De forme elliptique, la Philharmonie dynamise le
triangle de la Place dont elle suit le tracé urbain : ses faces
incurvées se tendent sur deux angles opposés qui en épousent les
limites, tournées d’un côté vers la ville historique et, de l’autre,
vers le Boulevard Kennedy, axe majeur du plateau de Kirchberg, destiné
à devenir un véritable boulevard urbain. Vaste rotonde aux parois
incurvées, elle affirme son autonomie et contraste avec les façades
rectilignes des bâtiments qui la bordent. La tension induite par la
forme est encore accentuée par la conception cinétique des façades,
constituées de fines colonnes d’acier. Sur la face nord, la Philarmonie
longe le parvis puis s’en écarte en douceur comme si un mouvement
s’instaurait progressivement.

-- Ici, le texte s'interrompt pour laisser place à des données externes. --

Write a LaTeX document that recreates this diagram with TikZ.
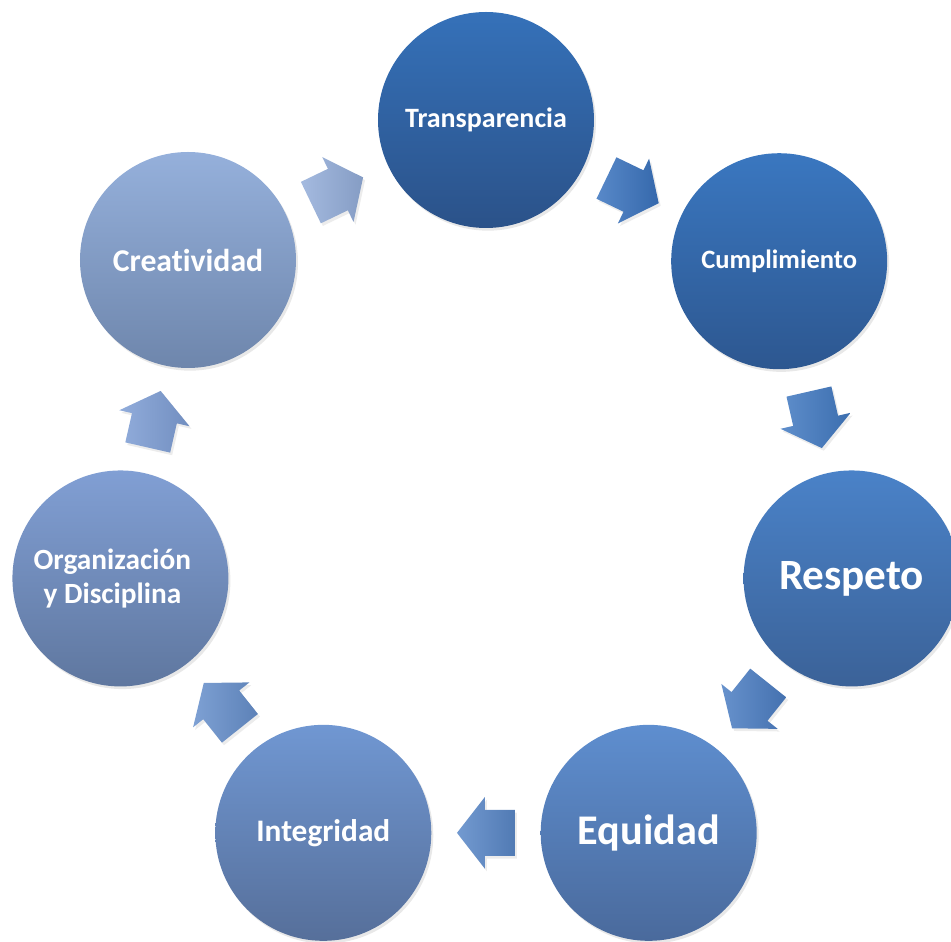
\documentclass[tikz,border=0pt]{standalone}
\usepackage{fontspec}
\setmainfont{Carlito}[Ligatures={NoCommon,NoRare}]
\usetikzlibrary{calc,shadows}
\definecolor{t0}{HTML}{3571B9}\definecolor{b0}{HTML}{2B5289}
\definecolor{t1}{HTML}{3A77C0}\definecolor{b1}{HTML}{2D5790}
\definecolor{t2}{HTML}{4A82C8}\definecolor{b2}{HTML}{3B6298}
\definecolor{t3}{HTML}{5E8ECF}\definecolor{b3}{HTML}{4A6A9C}
\definecolor{t4}{HTML}{7097D2}\definecolor{b4}{HTML}{566F9A}
\definecolor{t5}{HTML}{819FD4}\definecolor{b5}{HTML}{5F779F}
\definecolor{t6}{HTML}{95B0DB}\definecolor{b6}{HTML}{6E86AC}
\definecolor{a0}{HTML}{3B74BF}
\definecolor{a1}{HTML}{427AC2}
\definecolor{a2}{HTML}{4C7EC3}
\definecolor{a3}{HTML}{5A88C8}
\definecolor{a4}{HTML}{6790CC}
\definecolor{a5}{HTML}{7E9ED5}
\definecolor{a6}{HTML}{94AEDA}
\tikzset{
  circ/.style={circle, minimum size=162pt, inner sep=0pt, text=white,
    align=center,
    drop shadow={opacity=0.18, shadow xshift=1.5pt, shadow yshift=-2pt}},
  blockarrow/.style={draw=none,
    drop shadow={opacity=0.15, shadow xshift=1.5pt, shadow yshift=-2pt}}
}
\begin{document}
\begin{tikzpicture}[x=0.75pt,y=0.75pt]
\useasboundingbox (-486,-447) rectangle (465,495);
\node[circ, top color=t0, bottom color=b0, font=\fontsize{21}{25}\selectfont\bfseries] (c0) at ({90-0*360/7}:375) {Transparencia};
\node[circ, top color=t1, bottom color=b1, font=\fontsize{19.9}{24}\selectfont\bfseries] (c1) at ({90-1*360/7}:375) {Cumplimiento};
\node[circ, top color=t2, bottom color=b2, font=\fontsize{32.4}{38}\selectfont\bfseries] (c2) at ({90-2*360/7}:375) {Respeto};
\node[circ, top color=t3, bottom color=b3, font=\fontsize{31.7}{38}\selectfont\bfseries] (c3) at ({90-3*360/7}:375) {Equidad};
\node[circ, top color=t4, bottom color=b4, font=\fontsize{23.5}{28}\selectfont\bfseries] (c4) at ({90-4*360/7}:375) {Integridad};
\node[circ, top color=t5, bottom color=b5, font=\fontsize{22}{25.5}\selectfont\bfseries] (c5) at ({90-5*360/7}:375) {\hspace*{-12pt}Organización\\\hspace*{-12pt}y Disciplina};
\node[circ, top color=t6, bottom color=b6, font=\fontsize{23.8}{28}\selectfont\bfseries] (c6) at (-298,235) {Creatividad};
\foreach \i/\j/\col in {0/1/a0,1/2/a1,2/3/a2,3/4/a3,4/5/a4,5/6/a5,6/0/a6}{
  \pgfmathsetmacro\ang{-(\i+0.5)*360/7}
  \begin{scope}[shift={($(c\i)!0.5!(c\j)$)}, rotate=\ang]
    \path[blockarrow, left color=\col!85!white, right color=\col!90!black]
      (-29,23) -- (1,23) -- (1,36) -- (29,0) -- (1,-36) -- (1,-23) -- (-29,-23) -- cycle;
  \end{scope}
}
\end{tikzpicture}
\end{document}
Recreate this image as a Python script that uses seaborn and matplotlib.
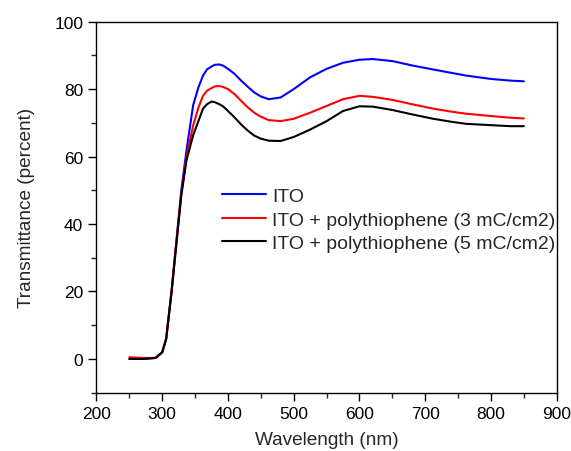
import numpy as np
import pandas as pd
import seaborn as sns
import matplotlib.pyplot as plt
from matplotlib.ticker import MultipleLocator

# Wavelength grid (nm) and transmittance (%)
wavelength = [250, 270, 290, 300, 306, 314, 322, 329, 337, 347, 355, 362, 368, 375, 380,
              387, 393, 400, 410, 420, 430, 440, 450, 462, 480, 500, 525, 550, 575, 600,
              620, 650, 680, 712, 740, 762, 800, 830, 850]
ito = [0.0, 0.0, 0.3, 2.0, 6.0, 20.0, 36.0, 50.0, 62.0, 75.2, 80.5, 84.0, 85.8, 86.7, 87.2,
       87.3, 86.9, 86.0, 84.5, 82.5, 80.7, 79.0, 77.8, 77.0, 77.5, 80.0, 83.5, 86.0, 87.8, 88.7,
       88.9, 88.3, 87.0, 85.8, 84.8, 84.0, 83.0, 82.5, 82.3]
ito_pt3 = [0.5, 0.3, 0.3, 2.0, 6.0, 19.5, 35.5, 49.0, 60.0, 69.2, 74.5, 78.0, 79.5, 80.3, 80.8,
           80.9, 80.6, 80.0, 78.5, 76.5, 74.6, 73.0, 71.8, 70.8, 70.5, 71.2, 73.0, 75.0, 77.0, 78.0,
           77.7, 76.8, 75.5, 74.2, 73.3, 72.7, 72.0, 71.5, 71.3]
ito_pt5 = [0.0, 0.0, 0.3, 2.0, 6.0, 19.5, 35.0, 48.5, 59.0, 66.3, 70.5, 74.2, 75.5, 76.3, 76.1,
           75.5, 74.8, 73.5, 71.6, 69.5, 67.7, 66.2, 65.3, 64.7, 64.6, 65.8, 68.0, 70.5, 73.5, 74.9,
           74.8, 73.8, 72.5, 71.2, 70.3, 69.7, 69.3, 69.0, 69.0]
labels = ["ITO", "ITO + polythiophene (3 mC/cm2)", "ITO + polythiophene (5 mC/cm2)"]
colors = ["#0000ff", "#ff0000", "#000000"]

frames = []
for lab, vals in zip(labels, [ito, ito_pt3, ito_pt5]):
    frames.append(pd.DataFrame({"Wavelength": wavelength, "T": vals, "Sample": lab}))
df = pd.concat(frames, ignore_index=True)

sns.set_style("ticks")
plt.rcParams["font.family"] = ["Liberation Sans", "DejaVu Sans"]

fig = plt.figure(figsize=(5.71, 4.52), dpi=100)
ax = fig.add_axes([0.169, 0.129, 0.806, 0.821])

sns.lineplot(data=df, x="Wavelength", y="T", hue="Sample", hue_order=labels,
             palette=colors, linewidth=1.5, ax=ax, sort=False)

ax.set_xlim(200, 900)
ax.set_ylim(-10, 100)
ax.xaxis.set_major_locator(MultipleLocator(100))
ax.xaxis.set_minor_locator(MultipleLocator(50))
ax.yaxis.set_major_locator(MultipleLocator(20))
ax.yaxis.set_minor_locator(MultipleLocator(10))
ax.tick_params(which="major", direction="out", length=6, width=1, labelsize=12.5,
               top=False, right=False, colors="black")
ax.tick_params(which="minor", direction="out", length=3.5, width=1, top=False, right=False)
for s in ax.spines.values():
    s.set_visible(True)
    s.set_linewidth(1)
    s.set_color("black")

ax.set_xlabel("Wavelength (nm)", fontsize=13.7, labelpad=7)
ax.set_ylabel("Transmittance (percent)", fontsize=13.7, labelpad=14)

leg = ax.legend(loc="upper left", bbox_to_anchor=(0.255, 0.574), frameon=False,
                fontsize=14, handlelength=2.3, handletextpad=0.3, labelspacing=0.3,
                borderaxespad=0)

fig.savefig("out.png", dpi=100)
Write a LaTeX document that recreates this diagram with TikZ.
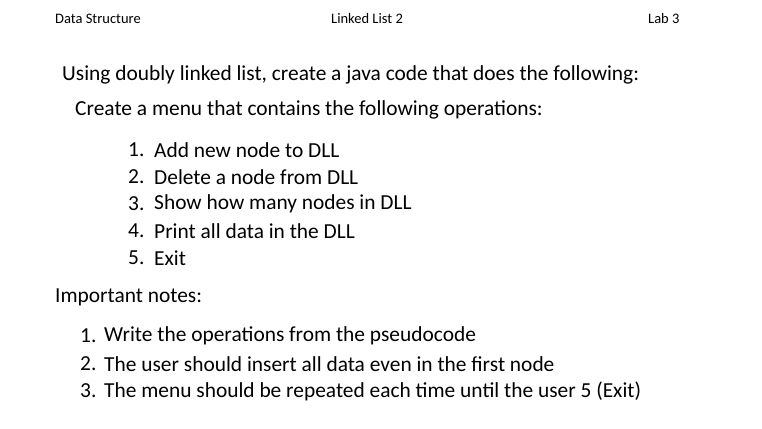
\documentclass[tikz,border=0pt]{standalone}
\usepackage{fontspec}
\setmainfont{Carlito}
\usetikzlibrary{positioning}
\tikzset{
  head/.style={anchor=west, inner sep=0pt, font=\fontsize{14.5}{17}\selectfont},
  body/.style={anchor=west, inner sep=0pt, font=\fontsize{21.4}{25}\selectfont},
}
\begin{document}
\begin{tikzpicture}[x=1pt,y=-1pt]
\useasboundingbox (0,0) rectangle (762,428);
% page header
\node[head] (course) at (55,19) {Data Structure};
\node[head] (topic) at (331,19) {Linked List 2};
\node[head] (lab) at (648,19) {Lab 3};
% task
\node[body] (task) at (62,75) {Using doubly linked list, create a java code that does the following:};
\node[body] (menu) at (75,110) {Create a menu that contains the following operations:};
% menu items
\foreach \i/\t/\y in {1/Add new node to DLL/150, 2/Delete a node from DLL/177,
  3/Show how many nodes in DLL/204, 4/Print all data in the DLL/231, 5/Exit/258}{
  \node[body] (num\i) at (128,\y) {\i.};
  \node[body] (item\i) at (154,\y) {\t};
}
% notes
\node[body] (notes) at (55,297) {Important notes:};
\foreach \i/\t/\y in {1/Write the operations from the pseudocode/336,
  2/The user should insert all data even in the first node/364,
  3/The menu should be repeated each time until the user 5 (Exit)/391}{
  \node[body] (nnum\i) at (80,\y) {\i.};
  \node[body] (note\i) at (104,\y) {\t};
}
\end{tikzpicture}
\end{document}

Sur la partie sud, un socle affirme les
limites de l’édifice et donne corps au côté de la place triangulaire.
La réponse au programme
L’enjeu
du concours était de réunir trois espaces publics majeurs de
représentation dans un même ensemble, une grande salle philharmonique
de 1500 places, une petite salle de musique de chambre de 300 places et
un espace découverte pouvant accueillir 120 spectateurs. A ces espaces sont associés tous les lieux de vie nécessaires : - accueil du public : foyers, déambulatoires, salons, vidéothèque-audiothèque, bar, vestiaires, information, billetteries… - espaces de répétition : cordes, vents, percussions, solistes - accueil du personnel artistique : foyers, loges - accueil du personnel technique - direction /gestion - caféteria du personnel - logistique : transit, stockage, atelier
Sur
un disque incliné, les lieux d’accueil aux dimensions généreuses
permettent au public de percevoir dans sa globalité l’espace tout à la
fois surprenant, simple et évident qui distribue les activités. Sous ce
disque, à proximité de l’entrée, en infrastructure, s’organisent tous
les espaces au service des salles : transit, stockages, salles de
répétitions avec lumières naturelle…, en liaison avec la voirie de
desserte prévue le long du bâtiment Schuman.
Un inconvénient
fréquent des théâtres et salles de concert dans les villes est de
présenter des façades arrières, côté scène, fermées, tristes, et faites
pour les livraisons. Ici toute la logistique se fait au-dessous, grâce
à une inclinaison générale de tout le niveau d’accueil du public, qui
tourne ainsi tout autour de la salle en un immense péristyle. Ainsi la
vocation de centre de place de la Philharmonie est consacrée, et son
intérieur est une promenade infinie.
La salle électroacoustique est également sous le disque.
Le
volume de la salle de musique de chambre abrité sous une surface
"conique" qui semble être sortie du pénétrable comme une feuille
enroulée.
L’architecture
La Philharmonie et son péristyle
Entrer
dans la Salle de Concert, dans le monde de la musique et du son, en
traversant un rideau de lumière devient une expérience, marquée par la
traversée d’une frontière sensitive. Les parois de la Salle de
Concert, formées de 823 fines colonnes d’acier parallèles de 17m de
hauteur, offrent aux regards extérieurs une présence légère, tour à
tour transparente ou opaque. Cette façade "filtre" permet des visions
vers l’intérieur qui se modifient selon les points de vue ; elle
intrigue et attire le promeneur qu’elle sollicite. A l'intérieur, elle
permet d’oublier l’extérieur tout en instaurant un espace lumineux.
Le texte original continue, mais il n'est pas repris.